### SUPPLIED MATERIAL
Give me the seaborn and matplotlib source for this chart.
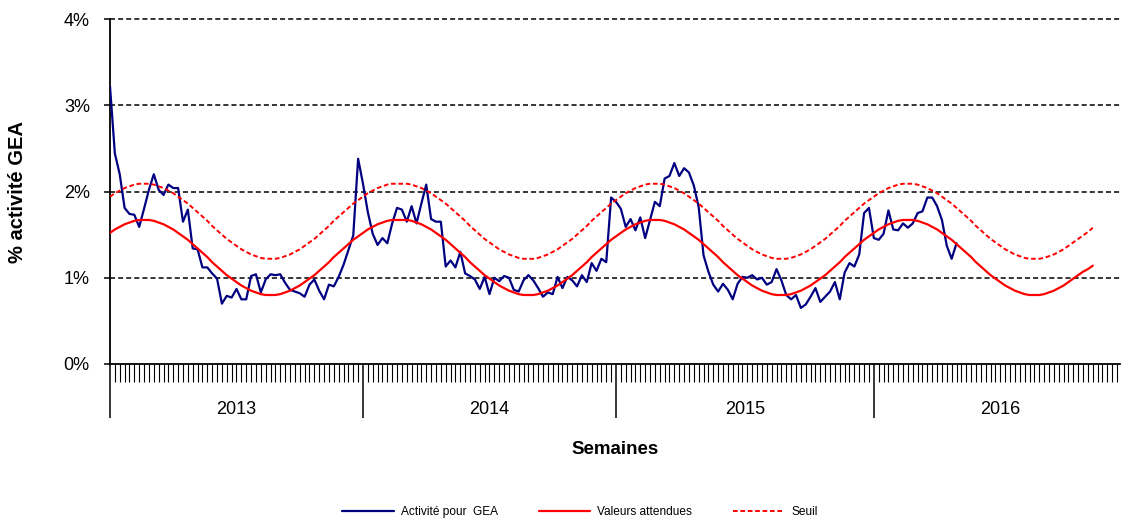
import matplotlib
matplotlib.use("Agg")
import matplotlib.pyplot as plt
import matplotlib.transforms as mtransforms
import numpy as np
import pandas as pd
import seaborn as sns

# weekly data, week index 0 = first week of 2013
years = ["2013", "2014", "2015", "2016"]
year_starts = [0, 52, 104, 157]
year_ends = [52, 104, 157, 209]

activite = [
    3.22, 2.44, 2.20, 1.81, 1.74, 1.73, 1.59, 1.80, 2.02, 2.20,
    2.02, 1.96, 2.08, 2.04, 2.04, 1.65, 1.79, 1.34, 1.33, 1.12,
    1.12, 1.05, 0.99, 0.70, 0.79, 0.77, 0.87, 0.75, 0.75, 1.02,
    1.04, 0.83, 0.98, 1.04, 1.03, 1.04, 0.94, 0.86, 0.84, 0.82,
    0.78, 0.92, 0.98, 0.85, 0.75, 0.92, 0.90, 1.01, 1.15, 1.32,
    1.49, 2.38, 2.09, 1.76, 1.51, 1.38, 1.46, 1.40, 1.63, 1.81,
    1.79, 1.65, 1.83, 1.63, 1.86, 2.08, 1.68, 1.65, 1.65, 1.13,
    1.20, 1.12, 1.30, 1.05, 1.02, 0.98, 0.87, 1.01, 0.81, 1.00,
    0.96, 1.02, 1.00, 0.86, 0.84, 0.97, 1.03, 0.97, 0.88, 0.78,
    0.83, 0.81, 1.01, 0.88, 1.01, 0.97, 0.90, 1.03, 0.95, 1.17,
    1.08, 1.22, 1.18, 1.93, 1.88, 1.80, 1.59, 1.68, 1.55, 1.70,
    1.46, 1.67, 1.88, 1.83, 2.15, 2.18, 2.33, 2.18, 2.27, 2.22,
    2.07, 1.82, 1.26, 1.07, 0.92, 0.84, 0.93, 0.86, 0.75, 0.93,
    1.01, 1.00, 1.03, 0.98, 1.00, 0.92, 0.95, 1.10, 0.97, 0.80,
    0.75, 0.80, 0.65, 0.69, 0.78, 0.88, 0.72, 0.78, 0.84, 0.95,
    0.75, 1.06, 1.17, 1.13, 1.27, 1.75, 1.81, 1.46, 1.44, 1.51,
    1.78, 1.56, 1.55, 1.63, 1.58, 1.63, 1.75, 1.77, 1.93, 1.93,
    1.83, 1.67, 1.37, 1.22, 1.40,
]

attendues = [
    1.52, 1.56, 1.59, 1.62, 1.64, 1.66, 1.67, 1.67,
    1.67, 1.66, 1.64, 1.62, 1.59, 1.56, 1.52, 1.48, 1.44, 1.39, 1.34, 1.29, 1.24,
    1.18, 1.13, 1.08, 1.03, 0.99, 0.95, 0.91, 0.88, 0.85, 0.83, 0.81, 0.80, 0.80,
    0.80, 0.81, 0.83, 0.85, 0.88, 0.91, 0.95, 0.99, 1.03, 1.08, 1.13, 1.18, 1.24,
    1.29, 1.34, 1.39, 1.44, 1.48, 1.52, 1.56, 1.59, 1.62, 1.64, 1.66, 1.67, 1.67,
    1.67,
    1.67, 1.66, 1.64, 1.62, 1.59, 1.56, 1.52, 1.48, 1.44, 1.39, 1.34, 1.29, 1.24,
    1.18, 1.13, 1.08, 1.03, 0.99, 0.95, 0.91, 0.88, 0.85, 0.83, 0.81, 0.80, 0.80,
    0.80, 0.81, 0.83, 0.85, 0.88, 0.91, 0.95, 0.99, 1.03, 1.08, 1.13, 1.18, 1.24,
    1.29, 1.34, 1.39, 1.44, 1.48, 1.52, 1.56, 1.59, 1.62, 1.64, 1.66, 1.67, 1.67,
    1.67, 1.66, 1.64, 1.62, 1.59, 1.56, 1.52, 1.48, 1.44, 1.39, 1.34, 1.29, 1.24,
    1.18, 1.13, 1.08, 1.03, 0.99, 0.95, 0.91, 0.88, 0.85, 0.83, 0.81, 0.80, 0.80,
    0.80, 0.81, 0.83, 0.85, 0.88, 0.91, 0.95, 0.99, 1.03, 1.08, 1.13, 1.18, 1.24,
    1.29, 1.34, 1.39, 1.44, 1.48, 1.52, 1.56, 1.59, 1.62, 1.64, 1.66, 1.67, 1.67,
    1.67, 1.66, 1.64, 1.62, 1.59, 1.56, 1.52, 1.48, 1.44, 1.39, 1.34, 1.29, 1.24,
    1.18, 1.13, 1.08, 1.03, 0.99, 0.95, 0.91, 0.88, 0.85, 0.83, 0.81, 0.80, 0.80,
    0.80, 0.81, 0.83, 0.85, 0.88, 0.91, 0.95, 0.99, 1.03, 1.07, 1.10, 1.14,
]

seuil = [
    1.94, 1.98, 2.01, 2.04, 2.06, 2.08, 2.09, 2.09,
    2.09, 2.08, 2.06, 2.04, 2.01, 1.98, 1.94, 1.90, 1.86, 1.81, 1.76, 1.71, 1.66,
    1.60, 1.55, 1.50, 1.45, 1.41, 1.37, 1.33, 1.30, 1.27, 1.25, 1.23, 1.22, 1.22,
    1.22, 1.23, 1.25, 1.27, 1.30, 1.33, 1.37, 1.41, 1.45, 1.50, 1.55, 1.60, 1.66,
    1.71, 1.76, 1.81, 1.86, 1.90, 1.94, 1.98, 2.01, 2.04, 2.06, 2.08, 2.09, 2.09,
    2.09,
    2.09, 2.08, 2.06, 2.04, 2.01, 1.98, 1.94, 1.90, 1.86, 1.81, 1.76, 1.71, 1.66,
    1.60, 1.55, 1.50, 1.45, 1.41, 1.37, 1.33, 1.30, 1.27, 1.25, 1.23, 1.22, 1.22,
    1.22, 1.23, 1.25, 1.27, 1.30, 1.33, 1.37, 1.41, 1.45, 1.50, 1.55, 1.60, 1.66,
    1.71, 1.76, 1.81, 1.86, 1.90, 1.94, 1.98, 2.01, 2.04, 2.06, 2.08, 2.09, 2.09,
    2.09, 2.08, 2.06, 2.04, 2.01, 1.98, 1.94, 1.90, 1.86, 1.81, 1.76, 1.71, 1.66,
    1.60, 1.55, 1.50, 1.45, 1.41, 1.37, 1.33, 1.30, 1.27, 1.25, 1.23, 1.22, 1.22,
    1.22, 1.23, 1.25, 1.27, 1.30, 1.33, 1.37, 1.41, 1.45, 1.50, 1.55, 1.60, 1.66,
    1.71, 1.76, 1.81, 1.86, 1.90, 1.94, 1.98, 2.01, 2.04, 2.06, 2.08, 2.09, 2.09,
    2.09, 2.08, 2.06, 2.04, 2.01, 1.98, 1.94, 1.90, 1.86, 1.81, 1.76, 1.71, 1.66,
    1.60, 1.55, 1.50, 1.45, 1.41, 1.37, 1.33, 1.30, 1.27, 1.25, 1.23, 1.22, 1.22,
    1.22, 1.23, 1.25, 1.27, 1.30, 1.33, 1.37, 1.41, 1.45, 1.49, 1.53, 1.58,
]

df_act = pd.DataFrame({"semaine": np.arange(len(activite)), "valeur": activite})
df_att = pd.DataFrame({"semaine": np.arange(len(attendues)), "valeur": attendues})
df_seuil = pd.DataFrame({"semaine": np.arange(len(seuil)), "valeur": seuil})

sns.set_style("white")
plt.rcParams['font.family'] = ['Liberation Sans', 'DejaVu Sans']
plt.rcParams['text.color'] = 'black'
plt.rcParams['axes.labelcolor'] = 'black'
plt.rcParams['xtick.color'] = 'black'
plt.rcParams['ytick.color'] = 'black'

fig = plt.figure(figsize=(11.21, 5.19), dpi=100)
ax = fig.add_axes([110 / 1121, 155 / 519, 1010 / 1121, 345 / 519])

# dashed black gridlines
for y in [1, 2, 3, 4]:
    ax.axhline(y, color="black", lw=1.1, ls=(0, (3.3, 2.0)), zorder=1, clip_on=False)

sns.lineplot(data=df_act, x="semaine", y="valeur", ax=ax, color="#000080",
             lw=1.6, label="Activité pour  GEA", zorder=3)
sns.lineplot(data=df_att, x="semaine", y="valeur", ax=ax, color="#FF0000",
             lw=1.6, label="Valeurs attendues", zorder=3)
sns.lineplot(data=df_seuil, x="semaine", y="valeur", ax=ax, color="#FF0000",
             lw=1.4, linestyle=(0, (2.4, 1.4)), label="Seuil", zorder=3)

ax.set_xlim(0, 207.6)
ax.set_ylim(0, 4)
ax.set_xlabel("")
ax.set_ylabel("")

ax.set_yticks([0, 1, 2, 3, 4])
ax.set_yticklabels(["0%", "1%", "2%", "3%", "4%"])
ax.tick_params(axis="y", direction="out", length=4.5, width=1.1, pad=10,
               labelsize=13, left=True, color="black", labelcolor="black")

ax.set_xticks(year_starts)
ax.set_xticklabels([])
ax.set_xticks(np.arange(0, 208), minor=True)
ax.tick_params(axis="x", which="major", direction="out", length=39, width=1.1,
               bottom=True, color="black")
ax.tick_params(axis="x", which="minor", direction="out", length=13, width=0.8,
               bottom=True, color="black")

for side in ["top", "right"]:
    ax.spines[side].set_visible(False)
for side in ["left", "bottom"]:
    ax.spines[side].set_color("black")
    ax.spines[side].set_linewidth(1.3)

trans = mtransforms.blended_transform_factory(ax.transData, ax.transAxes)
for yr, s, e in zip(years, year_starts, year_ends):
    ax.text((s + e) / 2, -0.133, yr, transform=trans, ha="center", va="center",
            fontsize=13, color="black")

fig.text(615 / 1121, 1 - 449 / 519, "Semaines", ha="center", va="center",
         fontsize=13.5, fontweight="bold", color="black")
fig.text(18 / 1121, 1 - 192 / 519, "% activité GEA", ha="center", va="center",
         rotation=90, fontsize=14.5, fontweight="bold", color="black")

handles, labels = ax.get_legend_handles_labels()
ax.get_legend().remove()
leg = fig.legend(handles, labels, loc="center", bbox_to_anchor=(580 / 1121, 7 / 519),
                 ncol=3, frameon=False, fontsize=8.6, handlelength=4.3,
                 handletextpad=0.6, columnspacing=3.4)
for t in leg.get_texts():
    t.set_color("black")

fig.savefig("out.png", dpi=100)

### EXERCISE DETAILS
Without any pictures, reproduce the lines from the first one in the material through the line that has "year_ends = [52, 104, 157, 209]", exactly as they appear.

### RESPONSE TO THIS EXERCISE
Give me the seaborn and matplotlib source for this chart.
import matplotlib
matplotlib.use("Agg")
import matplotlib.pyplot as plt
import matplotlib.transforms as mtransforms
import numpy as np
import pandas as pd
import seaborn as sns

# weekly data, week index 0 = first week of 2013
years = ["2013", "2014", "2015", "2016"]
year_starts = [0, 52, 104, 157]
year_ends = [52, 104, 157, 209]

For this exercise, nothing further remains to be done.